Task directions
Reproduce all of the data below without alteration; exclude every picture.

Data lines
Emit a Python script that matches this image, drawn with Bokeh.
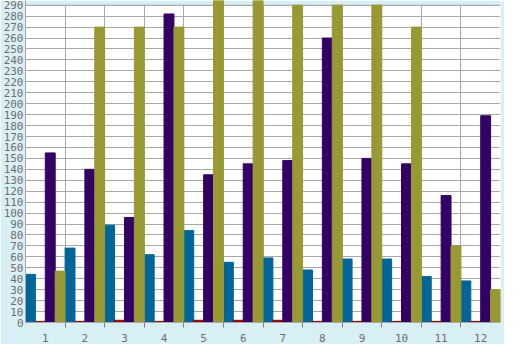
from bokeh.plotting import figure
from bokeh.models import ColumnDataSource, Range1d, FixedTicker, SingleIntervalTicker, BoxAnnotation, Span
from bokeh.transform import dodge
from bokeh.embed import file_html
from bokeh.resources import INLINE

categories = [1, 2, 3, 4, 5, 6, 7, 8, 9, 10, 11, 12]
blue = [44, 68, 89, 62, 84, 55, 59, 48, 58, 58, 42, 38]
red = [1, 1, 2, 1, 2, 2, 2, 1, 1, 1, 1, 1]
purple = [155, 140, 96, 282, 135, 145, 148, 260, 150, 145, 116, 189]
olive = [47, 270, 270, 270, 300, 300, 290, 290, 290, 270, 70, 30]
y_max = 290

BG = "#d9eff6"
GRID = "#a8a8a8"
TXT = "#6e6e6e"

src = ColumnDataSource(dict(x=categories, blue=blue, red=red, purple=purple, olive=olive))

p = figure(width=504, height=344, output_backend="svg", toolbar_location=None,
           x_range=Range1d(0.5, 12.5), y_range=Range1d(0, y_max * 1.0149),
           min_border_left=24, min_border_right=4, min_border_top=0, min_border_bottom=20)
p.background_fill_color = "white"
p.border_fill_color = BG
p.outline_line_color = None

# grids
p.ygrid.ticker = SingleIntervalTicker(interval=10, num_minor_ticks=0)
p.ygrid.grid_line_color = GRID
p.xgrid.ticker = FixedTicker(ticks=[c + 0.5 for c in [0] + categories])
p.xgrid.grid_line_color = GRID

# cover band above max
p.add_layout(BoxAnnotation(bottom=y_max, fill_color=BG, fill_alpha=1, line_alpha=0, level="underlay"))
p.add_layout(Span(location=y_max, dimension="width", line_color=GRID, line_width=1, level="underlay"))

w = 0.25
p.vbar(x=dodge("x", -0.375, range=p.x_range), top="blue", width=w, source=src, color="#006699")
p.vbar(x=dodge("x", -0.125, range=p.x_range), top="red", width=w, source=src, color="#990000")
p.vbar(x=dodge("x", 0.125, range=p.x_range), top="purple", width=w, source=src, color="#330066")
p.vbar(x=dodge("x", 0.375, range=p.x_range), top="olive", width=w, source=src, color="#999933")

# axes
p.yaxis.ticker = SingleIntervalTicker(interval=10, num_minor_ticks=0)
p.yaxis.major_tick_out = 0
p.yaxis.major_tick_in = 0
p.yaxis.minor_tick_out = 0
p.yaxis.axis_line_color = GRID
p.yaxis.major_label_standoff = 2
p.yaxis.major_label_text_font = "DejaVu Sans Mono"
p.yaxis.major_label_text_font_size = "11px"
p.yaxis.major_label_text_color = TXT

p.xaxis.ticker = FixedTicker(ticks=categories, minor_ticks=[c + 0.5 for c in categories[:-1]])
p.xaxis.major_tick_out = 0
p.xaxis.major_tick_in = 0
p.xaxis.minor_tick_out = 5
p.xaxis.minor_tick_in = 0
p.xaxis.minor_tick_line_color = "#808080"
p.xaxis.axis_line_color = GRID
p.xaxis.major_label_standoff = 6
p.xaxis.major_label_text_font = "DejaVu Sans Mono"
p.xaxis.major_label_text_font_size = "11px"
p.xaxis.major_label_text_color = TXT

open("out.html", "w").write(file_html(p, INLINE))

Full answer
Emit a Python script that matches this image, drawn with Bokeh.
from bokeh.plotting import figure
from bokeh.models import ColumnDataSource, Range1d, FixedTicker, SingleIntervalTicker, BoxAnnotation, Span
from bokeh.transform import dodge
from bokeh.embed import file_html
from bokeh.resources import INLINE

categories = [1, 2, 3, 4, 5, 6, 7, 8, 9, 10, 11, 12]
blue = [44, 68, 89, 62, 84, 55, 59, 48, 58, 58, 42, 38]
red = [1, 1, 2, 1, 2, 2, 2, 1, 1, 1, 1, 1]
purple = [155, 140, 96, 282, 135, 145, 148, 260, 150, 145, 116, 189]
olive = [47, 270, 270, 270, 300, 300, 290, 290, 290, 270, 70, 30]
y_max = 290

BG = "#d9eff6"
GRID = "#a8a8a8"
TXT = "#6e6e6e"

src = ColumnDataSource(dict(x=categories, blue=blue, red=red, purple=purple, olive=olive))

p = figure(width=504, height=344, output_backend="svg", toolbar_location=None,
           x_range=Range1d(0.5, 12.5), y_range=Range1d(0, y_max * 1.0149),
           min_border_left=24, min_border_right=4, min_border_top=0, min_border_bottom=20)
p.background_fill_color = "white"
p.border_fill_color = BG
p.outline_line_color = None

# grids
p.ygrid.ticker = SingleIntervalTicker(interval=10, num_minor_ticks=0)
p.ygrid.grid_line_color = GRID
p.xgrid.ticker = FixedTicker(ticks=[c + 0.5 for c in [0] + categories])
p.xgrid.grid_line_color = GRID

# cover band above max
p.add_layout(BoxAnnotation(bottom=y_max, fill_color=BG, fill_alpha=1, line_alpha=0, level="underlay"))
p.add_layout(Span(location=y_max, dimension="width", line_color=GRID, line_width=1, level="underlay"))

w = 0.25
p.vbar(x=dodge("x", -0.375, range=p.x_range), top="blue", width=w, source=src, color="#006699")
p.vbar(x=dodge("x", -0.125, range=p.x_range), top="red", width=w, source=src, color="#990000")
p.vbar(x=dodge("x", 0.125, range=p.x_range), top="purple", width=w, source=src, color="#330066")
p.vbar(x=dodge("x", 0.375, range=p.x_range), top="olive", width=w, source=src, color="#999933")

# axes
p.yaxis.ticker = SingleIntervalTicker(interval=10, num_minor_ticks=0)
p.yaxis.major_tick_out = 0
p.yaxis.major_tick_in = 0
p.yaxis.minor_tick_out = 0
p.yaxis.axis_line_color = GRID
p.yaxis.major_label_standoff = 2
p.yaxis.major_label_text_font = "DejaVu Sans Mono"
p.yaxis.major_label_text_font_size = "11px"
p.yaxis.major_label_text_color = TXT

p.xaxis.ticker = FixedTicker(ticks=categories, minor_ticks=[c + 0.5 for c in categories[:-1]])
p.xaxis.major_tick_out = 0
p.xaxis.major_tick_in = 0
p.xaxis.minor_tick_out = 5
p.xaxis.minor_tick_in = 0
p.xaxis.minor_tick_line_color = "#808080"
p.xaxis.axis_line_color = GRID
p.xaxis.major_label_standoff = 6
p.xaxis.major_label_text_font = "DejaVu Sans Mono"
p.xaxis.major_label_text_font_size = "11px"
p.xaxis.major_label_text_color = TXT

open("out.html", "w").write(file_html(p, INLINE))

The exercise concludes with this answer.